From their website: In 1911, the General Young Women Presidency made a decision to find a summer camp for young women to get away from the valley heat and provide a retreat. In 1918, a search began for the perfect spot in which a summer home could be made and Brighton was selected. Brighton was completed and dedicated by Heber J. Grant in 1921. Brighton has a very rich pioneer heritage and coming to camp makes you a part of Brighton’s continuing history.
The First Statewide Pioneer Day Celebration Was held in this Basin July 23-24, 1857
Headed by Brigham Young, the company reaching here July 23d numbered 2,587 persons, with 464 carriages & wagons, 1,028 horses & mules, and 332 oxen & cows.
A program of addresses, six brass bands, singing, athletic events, drills by six companies of militia, and dancing, was punctuated by salutes from a brass howitzer. U. S. flags were flown from two highest peaks and two highest trees, the flag tree in front of Brigham Young’s campsite being 70 feet N. W. of here. At noon July 24, Judson Stoddard and A. O. Smoot, 20 days from the States, with Elias Smith and O. P. Rockwell, arrived with news of the advance of Johnston’s army against the “Mormons”. The company returned in orderly formation on July 25th.
William Stuart Brighton was born in Lanarkshire, Scotland in 1829. He married Catherine Bow (born in 1827 at Sterling, Scotland) in 1850. He was baptized into the Church of Jesus Christ of Latter-day Saints in 1844. They immigrated to Missouri in 1855 with two children, one of whom was a two-year old daughter, Mary, who was buried at sea during the passage. They came to Utah in 1857 by handcart company. They had four sons born in the United States – Robert, William, Thomas, Daniel, and Janet, born in Scotland.
In 1871 William S. Brighton claimed over 100 acres at the top of Big Cottonwood Canyon. William and Catherine built the first hotel there at “Brighton” in 1874. It was razed in 1945. Later they added cottages, the original Brighton store, a post office, a telephone service, a dairy service, freight haulage, a bakery and a sawmill.
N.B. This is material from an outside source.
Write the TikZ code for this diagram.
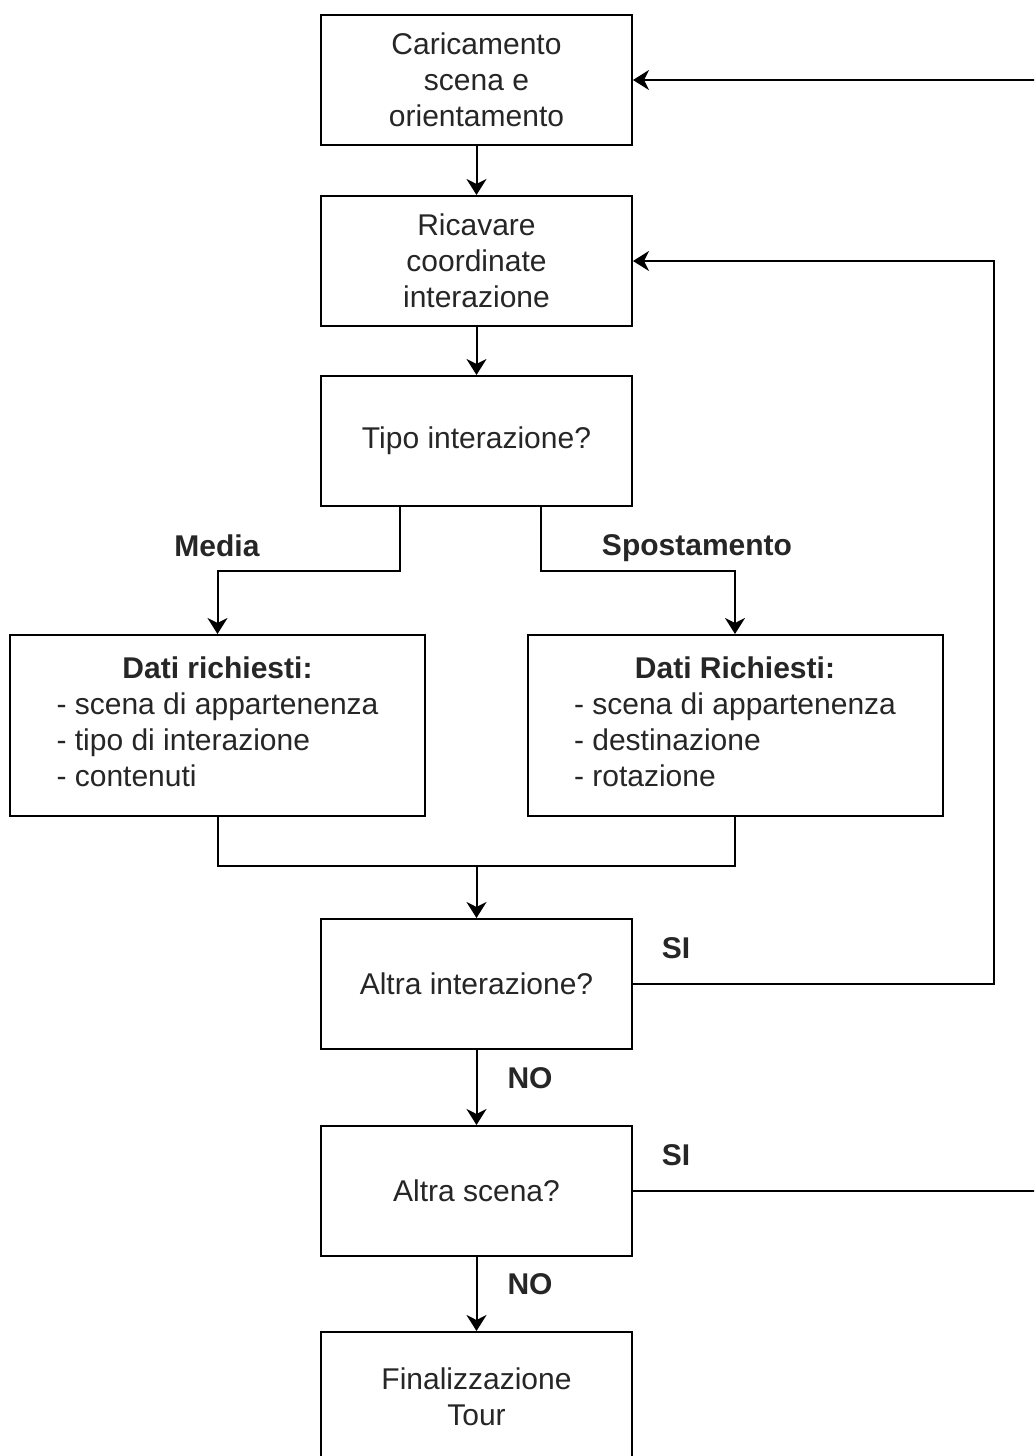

Catherine Bow Brighton named the lakes around Brighton – “Mary” after her infant daughter, “Catherine” after herself, “Martha” after a friend, etc. About 1887 the Brighton sons built the first telephone line through Brighton to Alta. The world famous ski resort and area is now permanently called “Brighton” after this early family.
William Stuart Brighton died in 1895 and Catherine Bow in 1894. They are buried in the Salt Lake City Cemetery.